__Instructions to follow__
Leave out the pictures, then reproduce the rest of the material exactly.

__Supplied information__

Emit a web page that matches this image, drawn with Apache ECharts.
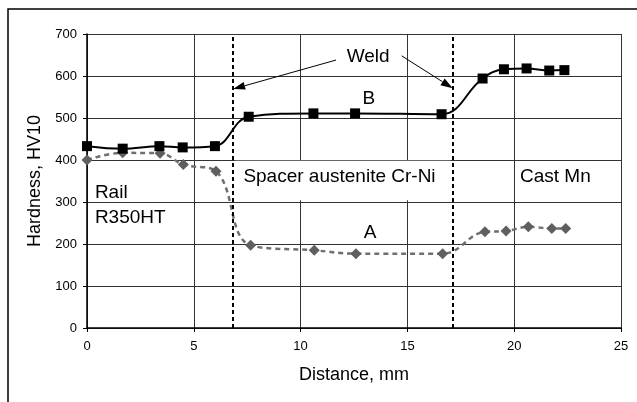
<!DOCTYPE html>
<html><head><meta charset="utf-8">
<script src="https://cdn.jsdelivr.net/npm/echarts@6/dist/echarts.min.js"></script>
<style>html,body{margin:0;padding:0;background:#fff}#c{width:637px;height:402px}</style>
</head><body><div id="c"></div><script>
// ---- data ----
const distB = [0, 1.67, 3.39, 4.48, 5.99, 7.57, 10.6, 12.55, 16.6, 18.52, 19.52, 20.58, 21.64, 22.35];
const hardB = [433, 427, 433, 430, 433, 503, 511, 511, 509, 594, 616, 618, 613, 614];
const distA = [0, 1.67, 3.42, 4.51, 6.04, 7.66, 10.64, 12.59, 16.65, 18.63, 19.62, 20.66, 21.76, 22.41];
const hardA = [400, 417, 416, 389, 373, 197, 185, 177, 177, 229, 231, 241, 237, 237];
const weldX = [6.84, 17.12];
const xTicks = [0, 5, 10, 15, 20, 25];
const yTicks = [0, 100, 200, 300, 400, 500, 600, 700];
const seriesNames = ['B', 'A'];

const FONT = '"Liberation Sans", Arial, sans-serif';
const chart = echarts.init(document.getElementById('c'), null, {renderer: 'canvas'});

const option = {
  animation: false,
  backgroundColor: '#fff',
  grid: {left: 87, top: 34, width: 534, height: 294},
  xAxis: {
    type: 'value', min: xTicks[0], max: xTicks[xTicks.length - 1], interval: 5,
    axisLine: {lineStyle: {color: '#000', width: 1.5}},
    axisTick: {show: true, length: 4, lineStyle: {color: '#000'}},
    axisLabel: {margin: 12, fontSize: 13, color: '#000', fontFamily: FONT},
    splitLine: {show: true, lineStyle: {color: '#333', width: 1}},
    name: 'Distance, mm', nameLocation: 'middle', nameGap: 38,
    nameTextStyle: {fontSize: 18, color: '#000', fontFamily: FONT}
  },
  yAxis: {
    type: 'value', min: yTicks[0], max: yTicks[yTicks.length - 1], interval: 100,
    axisLine: {show: true, lineStyle: {color: '#000', width: 1.5}},
    axisTick: {show: true, length: 4, lineStyle: {color: '#000'}},
    axisLabel: {margin: 10, fontSize: 13, color: '#000', fontFamily: FONT},
    splitLine: {show: true, lineStyle: {color: '#333', width: 1}},
    name: 'Hardness, HV10', nameLocation: 'middle', nameGap: 37,
    nameTextStyle: {fontSize: 18, color: '#000', fontFamily: FONT}
  },
  series: [
    {
      type: 'line', name: seriesNames[0],
      data: distB.map((x, i) => [x, hardB[i]]),
      smooth: 0.4, symbol: 'rect', symbolSize: 10,
      itemStyle: {color: '#000'},
      lineStyle: {color: '#000', width: 2},
      z: 4,
      markLine: {
        silent: true, symbol: ['none', 'none'], label: {show: false},
        lineStyle: {color: '#000', type: [4, 3], width: 2},
        data: weldX.map(x => ({xAxis: x}))
      }
    },
    {
      type: 'line', name: seriesNames[1],
      data: distA.map((x, i) => [x, hardA[i]]),
      smooth: 0.4, symbol: 'diamond', symbolSize: 11,
      itemStyle: {color: '#5f5f5f'},
      lineStyle: {color: '#6f6f6f', width: 2.5, type: [5, 4]},
      z: 3
    }
  ]
};
chart.setOption(option);

const P = (x, y) => chart.convertToPixel({gridIndex: 0}, [x, y]);
function text(str, x, y, align, size) {
  const p = P(x, y);
  return {type: 'text', x: p[0], y: p[1], z: 20,
    style: {text: str, font: size + 'px ' + FONT, fill: '#000', align: align, verticalAlign: 'middle'}};
}
function arrow(x0, y0, x1, y1) {
  const a = P(x0, y0), b = P(x1, y1);
  const dx = b[0] - a[0], dy = b[1] - a[1], L = Math.hypot(dx, dy);
  const ux = dx / L, uy = dy / L, hl = 12, hw = 4;
  const bx = b[0] - ux * hl, by = b[1] - uy * hl;
  return [
    {type: 'line', z: 20, shape: {x1: a[0], y1: a[1], x2: bx, y2: by}, style: {stroke: '#000', lineWidth: 1}},
    {type: 'polygon', z: 20, shape: {points: [[b[0], b[1]], [bx - uy * hw, by + ux * hw], [bx + uy * hw, by - ux * hw]]}, style: {fill: '#000'}}
  ];
}
const w0 = P(weldX[0], 398), w1 = P(weldX[1], 304);
const graphics = [
  {type: 'rect', z: 0, shape: {x: 8, y: 9, width: 700, height: 500}, style: {fill: 'none', stroke: '#000', lineWidth: 1.5}},
  {type: 'rect', z: 1, shape: {x: w0[0] + 2, y: w0[1], width: w1[0] - w0[0] - 4, height: w1[1] - w0[1]}, style: {fill: '#fff'}},
  text('Weld', 13.16, 645, 'center', 19),
  text('B', 13.2, 545, 'center', 19),
  text('A', 13.25, 226, 'center', 19),
  text('Spacer austenite Cr-Ni', 11.82, 359, 'center', 19),
  text('Rail', 0.37, 322, 'left', 19),
  text('R350HT', 0.37, 263, 'left', 19),
  text('Cast Mn', 20.27, 360, 'left', 19)
].concat(arrow(11.66, 638, weldX[0], 569), arrow(14.73, 648, weldX[1], 571));
chart.setOption({graphic: {elements: graphics}});
</script></body></html>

__Output__
Emit a web page that matches this image, drawn with Apache ECharts.
<!DOCTYPE html>
<html><head><meta charset="utf-8">
<script src="https://cdn.jsdelivr.net/npm/echarts@6/dist/echarts.min.js"></script>
<style>html,body{margin:0;padding:0;background:#fff}#c{width:637px;height:402px}</style>
</head><body><div id="c"></div><script>
// ---- data ----
const distB = [0, 1.67, 3.39, 4.48, 5.99, 7.57, 10.6, 12.55, 16.6, 18.52, 19.52, 20.58, 21.64, 22.35];
const hardB = [433, 427, 433, 430, 433, 503, 511, 511, 509, 594, 616, 618, 613, 614];
const distA = [0, 1.67, 3.42, 4.51, 6.04, 7.66, 10.64, 12.59, 16.65, 18.63, 19.62, 20.66, 21.76, 22.41];
const hardA = [400, 417, 416, 389, 373, 197, 185, 177, 177, 229, 231, 241, 237, 237];
const weldX = [6.84, 17.12];
const xTicks = [0, 5, 10, 15, 20, 25];
const yTicks = [0, 100, 200, 300, 400, 500, 600, 700];
const seriesNames = ['B', 'A'];

const FONT = '"Liberation Sans", Arial, sans-serif';
const chart = echarts.init(document.getElementById('c'), null, {renderer: 'canvas'});

const option = {
  animation: false,
  backgroundColor: '#fff',
  grid: {left: 87, top: 34, width: 534, height: 294},
  xAxis: {
    type: 'value', min: xTicks[0], max: xTicks[xTicks.length - 1], interval: 5,
    axisLine: {lineStyle: {color: '#000', width: 1.5}},
    axisTick: {show: true, length: 4, lineStyle: {color: '#000'}},
    axisLabel: {margin: 12, fontSize: 13, color: '#000', fontFamily: FONT},
    splitLine: {show: true, lineStyle: {color: '#333', width: 1}},
    name: 'Distance, mm', nameLocation: 'middle', nameGap: 38,
    nameTextStyle: {fontSize: 18, color: '#000', fontFamily: FONT}
  },
  yAxis: {
    type: 'value', min: yTicks[0], max: yTicks[yTicks.length - 1], interval: 100,
    axisLine: {show: true, lineStyle: {color: '#000', width: 1.5}},
    axisTick: {show: true, length: 4, lineStyle: {color: '#000'}},
    axisLabel: {margin: 10, fontSize: 13, color: '#000', fontFamily: FONT},
    splitLine: {show: true, lineStyle: {color: '#333', width: 1}},
    name: 'Hardness, HV10', nameLocation: 'middle', nameGap: 37,
    nameTextStyle: {fontSize: 18, color: '#000', fontFamily: FONT}
  },
  series: [
    {
      type: 'line', name: seriesNames[0],
      data: distB.map((x, i) => [x, hardB[i]]),
      smooth: 0.4, symbol: 'rect', symbolSize: 10,
      itemStyle: {color: '#000'},
      lineStyle: {color: '#000', width: 2},
      z: 4,
      markLine: {
        silent: true, symbol: ['none', 'none'], label: {show: false},
        lineStyle: {color: '#000', type: [4, 3], width: 2},
        data: weldX.map(x => ({xAxis: x}))
      }
    },
    {
      type: 'line', name: seriesNames[1],
      data: distA.map((x, i) => [x, hardA[i]]),
      smooth: 0.4, symbol: 'diamond', symbolSize: 11,
      itemStyle: {color: '#5f5f5f'},
      lineStyle: {color: '#6f6f6f', width: 2.5, type: [5, 4]},
      z: 3
    }
  ]
};
chart.setOption(option);

const P = (x, y) => chart.convertToPixel({gridIndex: 0}, [x, y]);
function text(str, x, y, align, size) {
  const p = P(x, y);
  return {type: 'text', x: p[0], y: p[1], z: 20,
    style: {text: str, font: size + 'px ' + FONT, fill: '#000', align: align, verticalAlign: 'middle'}};
}
function arrow(x0, y0, x1, y1) {
  const a = P(x0, y0), b = P(x1, y1);
  const dx = b[0] - a[0], dy = b[1] - a[1], L = Math.hypot(dx, dy);
  const ux = dx / L, uy = dy / L, hl = 12, hw = 4;
  const bx = b[0] - ux * hl, by = b[1] - uy * hl;
  return [
    {type: 'line', z: 20, shape: {x1: a[0], y1: a[1], x2: bx, y2: by}, style: {stroke: '#000', lineWidth: 1}},
    {type: 'polygon', z: 20, shape: {points: [[b[0], b[1]], [bx - uy * hw, by + ux * hw], [bx + uy * hw, by - ux * hw]]}, style: {fill: '#000'}}
  ];
}
const w0 = P(weldX[0], 398), w1 = P(weldX[1], 304);
const graphics = [
  {type: 'rect', z: 0, shape: {x: 8, y: 9, width: 700, height: 500}, style: {fill: 'none', stroke: '#000', lineWidth: 1.5}},
  {type: 'rect', z: 1, shape: {x: w0[0] + 2, y: w0[1], width: w1[0] - w0[0] - 4, height: w1[1] - w0[1]}, style: {fill: '#fff'}},
  text('Weld', 13.16, 645, 'center', 19),
  text('B', 13.2, 545, 'center', 19),
  text('A', 13.25, 226, 'center', 19),
  text('Spacer austenite Cr-Ni', 11.82, 359, 'center', 19),
  text('Rail', 0.37, 322, 'left', 19),
  text('R350HT', 0.37, 263, 'left', 19),
  text('Cast Mn', 20.27, 360, 'left', 19)
].concat(arrow(11.66, 638, weldX[0], 569), arrow(14.73, 648, weldX[1], 571));
chart.setOption({graphic: {elements: graphics}});
</script></body></html>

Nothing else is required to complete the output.